Highly respected in the juggling world, Rhys is a recipient of the Ben Linder Memorial Award for Inspiration, has twice been profiled in “Juggle” magazine and appears on several DVD’s including “The Jugglers That Jugglers Watch.”
Rhys’ greatest accomplishment was to marry Maria Slayter. Their greatest creations are Isabel and Matilda Thomas who not only juggle on stilts, but act, draw, play music, sculpt, sew, and set fashion goals for the many who admire them.
True or False:
Rhys once had a man die watching his show.
Rhys saved an audience from being trampled by clydesdales.
Rhys holds the record for tallest unicycle ridden on frozen ocean.
Rhys once set ice on fire during a hockey game halftime show.
Rhys was asked to “dumb it down” 3x in a national TV interview.
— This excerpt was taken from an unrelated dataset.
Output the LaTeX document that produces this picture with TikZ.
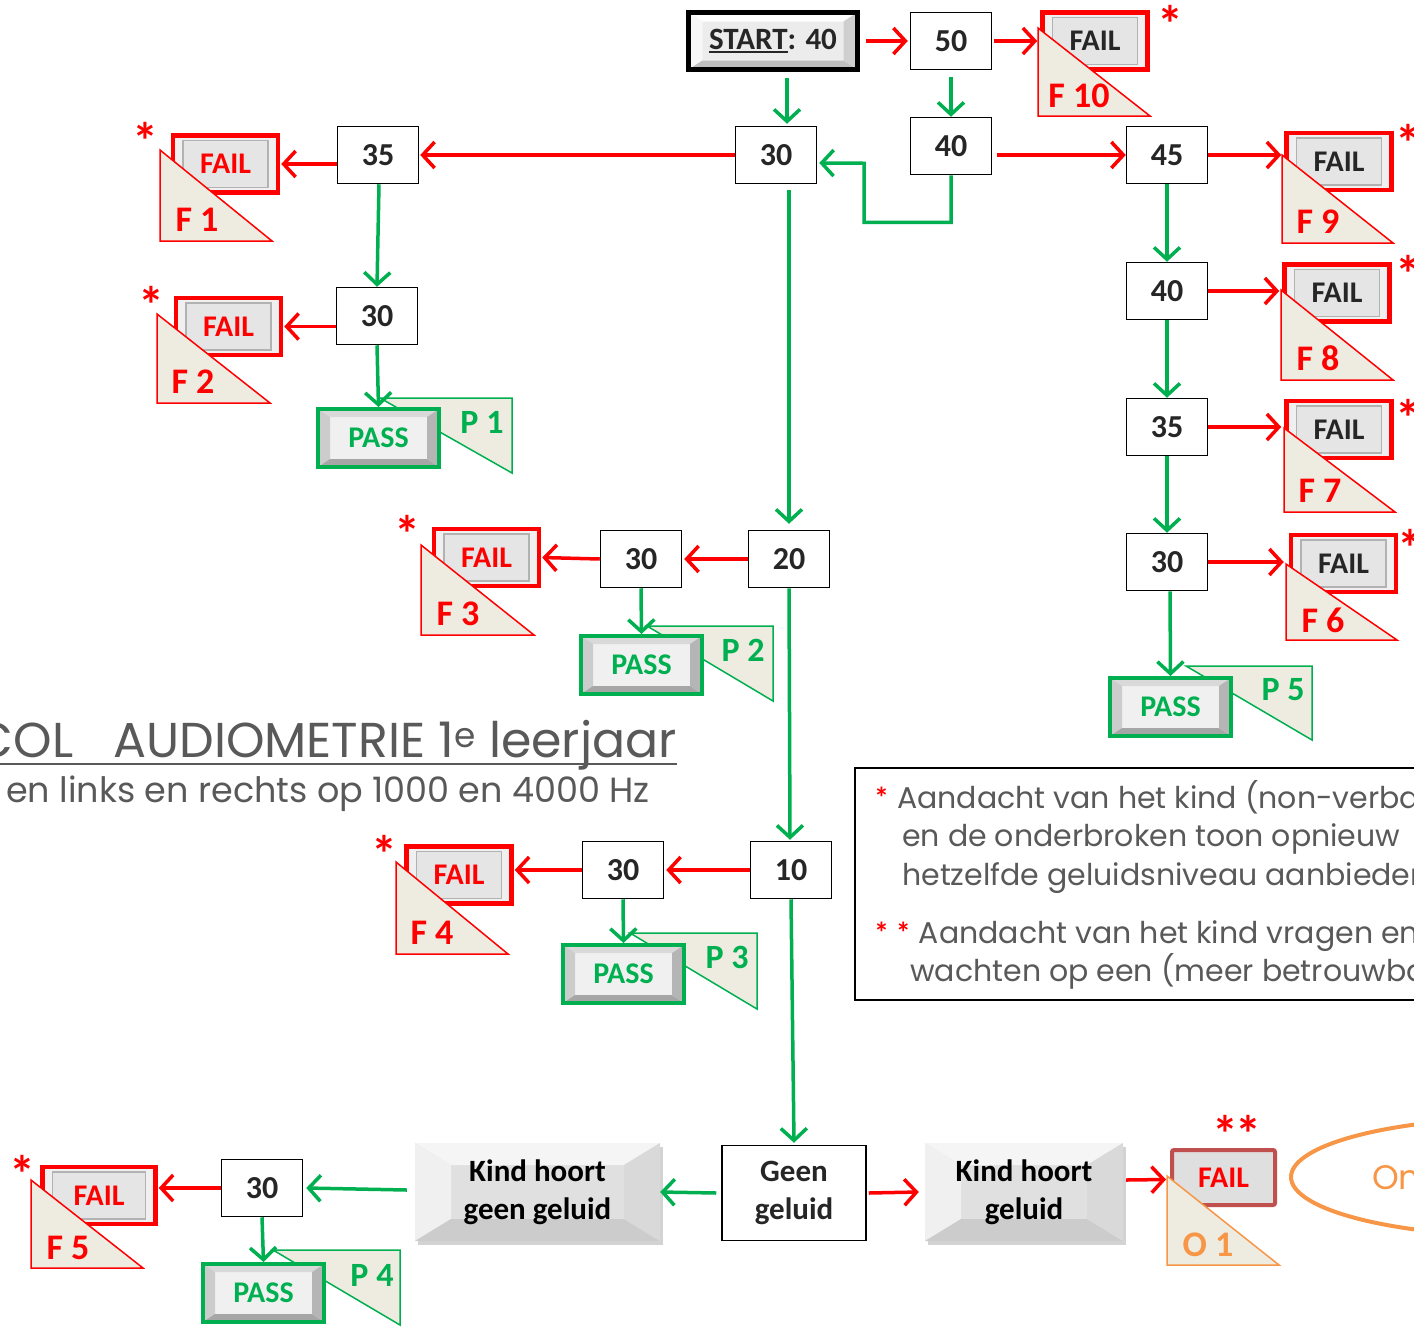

[T T T F (that was a friend) T]
“A gifted educator”
- Oregon Museum of Science and Industry
Growing up in rural Oregon, Rhys learned to juggle in high school to impress a girl and then lost the girl and juggled to forget. He went to the University of Oregon and claims to have an M.F.A. (Master of Frivolous Arts). Paying off his college loans as a rain soaked street performer, Rhys created Science Circus to get an indoor gig at Seattle’s Pacific Science Center. This lead to museums in 7 countries and hundreds of school shows. Rhys also created his “tour de farce” of circus tricks called JuggleMania to get on to cruise ships and in to theaters and international festivals in 30 countries. Both shows work on so many levels that they’re often compared to Pixar movies.
Since 1987, Rhys has performed his unique blend of hilarity and dexterity …
as Artist in Residence at The Smithsonian Institution (where he once arrived early enough to see them vacuuming the elephant in the foyer);
as Best American Act at the World Cup Street Performer Competition in Shizuoka, Japan;
on a live world-wide television broadcast from AT&T Bell Labs teaching the mathematics of juggling;
on Mediterranean and Caribbean cruise ships;
as a command performance at The European Juggling Convention;
inside a 4,000 year old Egyptian tomb alongside paintings of ancient jugglers;
as the first juggler to win an Oregon Arts Fellowship
and at theaters, festivals, museums, schools and banquet halls on four continents.